## STATED TASK
Copy exactly the lines from the beginning of the data down to and including the line holding "rotation=-90, ha='center', va='top', fontsize=19)", without any pictures.

## COLLECTED DATA

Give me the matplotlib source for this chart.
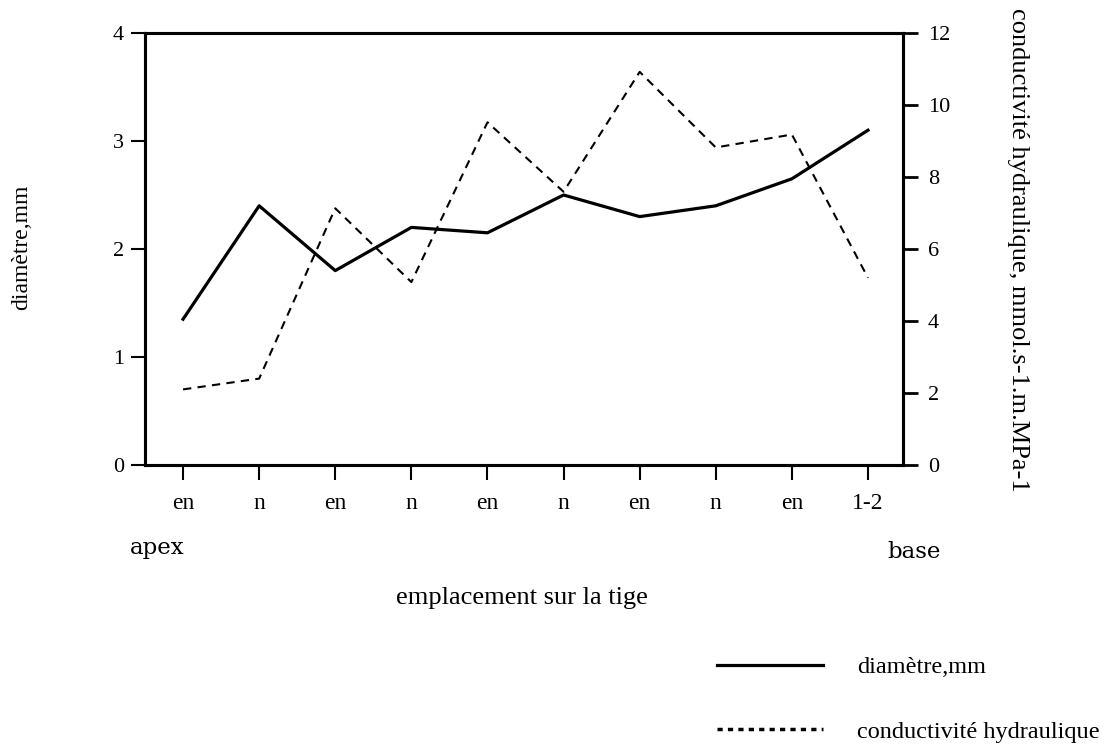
import numpy as np
import matplotlib
matplotlib.use('Agg')
import matplotlib.pyplot as plt
from matplotlib.lines import Line2D

plt.rcParams['font.family'] = ['Liberation Serif', 'DejaVu Serif']

positions = ['en', 'n', 'en', 'n', 'en', 'n', 'en', 'n', 'en', '1-2']
diametre = [1.35, 2.4, 1.8, 2.2, 2.15, 2.5, 2.3, 2.4, 2.65, 3.1]
conductivite = [2.1, 2.4, 7.13, 5.08, 9.52, 7.59, 10.92, 8.82, 9.18, 5.2]

fig = plt.figure(figsize=(11.11, 7.46), dpi=100)
ax = fig.add_axes([145 / 1111, 1 - 465 / 746, 758 / 1111, 432 / 746])
ax2 = ax.twinx()

x = np.arange(len(positions))
ax.plot(x, diametre, color='black', lw=2.3)
ax2.plot(x, conductivite, color='black', lw=1.5, dashes=(4, 3))

ax.set_xlim(-0.5, 9.46)
ax.set_ylim(0, 4)
ax2.set_ylim(0, 12)
ax.set_yticks([0, 1, 2, 3, 4])
ax2.set_yticks([0, 2, 4, 6, 8, 10, 12])
ax.set_xticks(x)
ax.set_xticklabels(positions)

for a in (ax, ax2):
    for s in a.spines.values():
        s.set_linewidth(2.2)
ax.tick_params(axis='x', direction='out', length=11, width=1.5, pad=9, labelsize=17)
ax.tick_params(axis='y', direction='out', length=10, width=1.5, pad=5, labelsize=16)
ax2.tick_params(axis='y', direction='out', length=11, width=2, pad=7, labelsize=16)

# titres des axes
fig.text(22 / 1111, 1 - 247 / 746, 'diamètre,mm', rotation=90,
         ha='center', va='center', fontsize=17)
fig.text(1018 / 1111, 1 - 8 / 746, 'conductivité hydraulique, mmol.s-1.m.MPa-1',
         rotation=-90, ha='center', va='top', fontsize=19)

fig.text(130 / 1111, 1 - 548 / 746, 'apex', ha='left', va='center',
         fontsize=16.5, family='DejaVu Serif')
fig.text(914 / 1111, 1 - 552 / 746, 'base', ha='center', va='center',
         fontsize=16.5, family='DejaVu Serif')
fig.text(522 / 1111, 1 - 598 / 746, 'emplacement sur la tige', ha='center',
         va='center', fontsize=19)

# legende
handles = [Line2D([], [], color='black', lw=2.3),
           Line2D([], [], color='black', lw=2.5, dashes=(1.5, 1.5))]
fig.legend(handles, ['diamètre,mm', 'conductivité hydraulique'],
           loc='upper left', bbox_to_anchor=(717 / 1111, 1 - 656 / 746),
           frameon=False, fontsize=17.5, handlelength=4.35, handletextpad=1.4,
           labelspacing=1.75, borderpad=0, borderaxespad=0)

fig.savefig('out.png', dpi=100)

## CORRECT RESULT
Give me the matplotlib source for this chart.
import numpy as np
import matplotlib
matplotlib.use('Agg')
import matplotlib.pyplot as plt
from matplotlib.lines import Line2D

plt.rcParams['font.family'] = ['Liberation Serif', 'DejaVu Serif']

positions = ['en', 'n', 'en', 'n', 'en', 'n', 'en', 'n', 'en', '1-2']
diametre = [1.35, 2.4, 1.8, 2.2, 2.15, 2.5, 2.3, 2.4, 2.65, 3.1]
conductivite = [2.1, 2.4, 7.13, 5.08, 9.52, 7.59, 10.92, 8.82, 9.18, 5.2]

fig = plt.figure(figsize=(11.11, 7.46), dpi=100)
ax = fig.add_axes([145 / 1111, 1 - 465 / 746, 758 / 1111, 432 / 746])
ax2 = ax.twinx()

x = np.arange(len(positions))
ax.plot(x, diametre, color='black', lw=2.3)
ax2.plot(x, conductivite, color='black', lw=1.5, dashes=(4, 3))

ax.set_xlim(-0.5, 9.46)
ax.set_ylim(0, 4)
ax2.set_ylim(0, 12)
ax.set_yticks([0, 1, 2, 3, 4])
ax2.set_yticks([0, 2, 4, 6, 8, 10, 12])
ax.set_xticks(x)
ax.set_xticklabels(positions)

for a in (ax, ax2):
    for s in a.spines.values():
        s.set_linewidth(2.2)
ax.tick_params(axis='x', direction='out', length=11, width=1.5, pad=9, labelsize=17)
ax.tick_params(axis='y', direction='out', length=10, width=1.5, pad=5, labelsize=16)
ax2.tick_params(axis='y', direction='out', length=11, width=2, pad=7, labelsize=16)

# titres des axes
fig.text(22 / 1111, 1 - 247 / 746, 'diamètre,mm', rotation=90,
         ha='center', va='center', fontsize=17)
fig.text(1018 / 1111, 1 - 8 / 746, 'conductivité hydraulique, mmol.s-1.m.MPa-1',
         rotation=-90, ha='center', va='top', fontsize=19)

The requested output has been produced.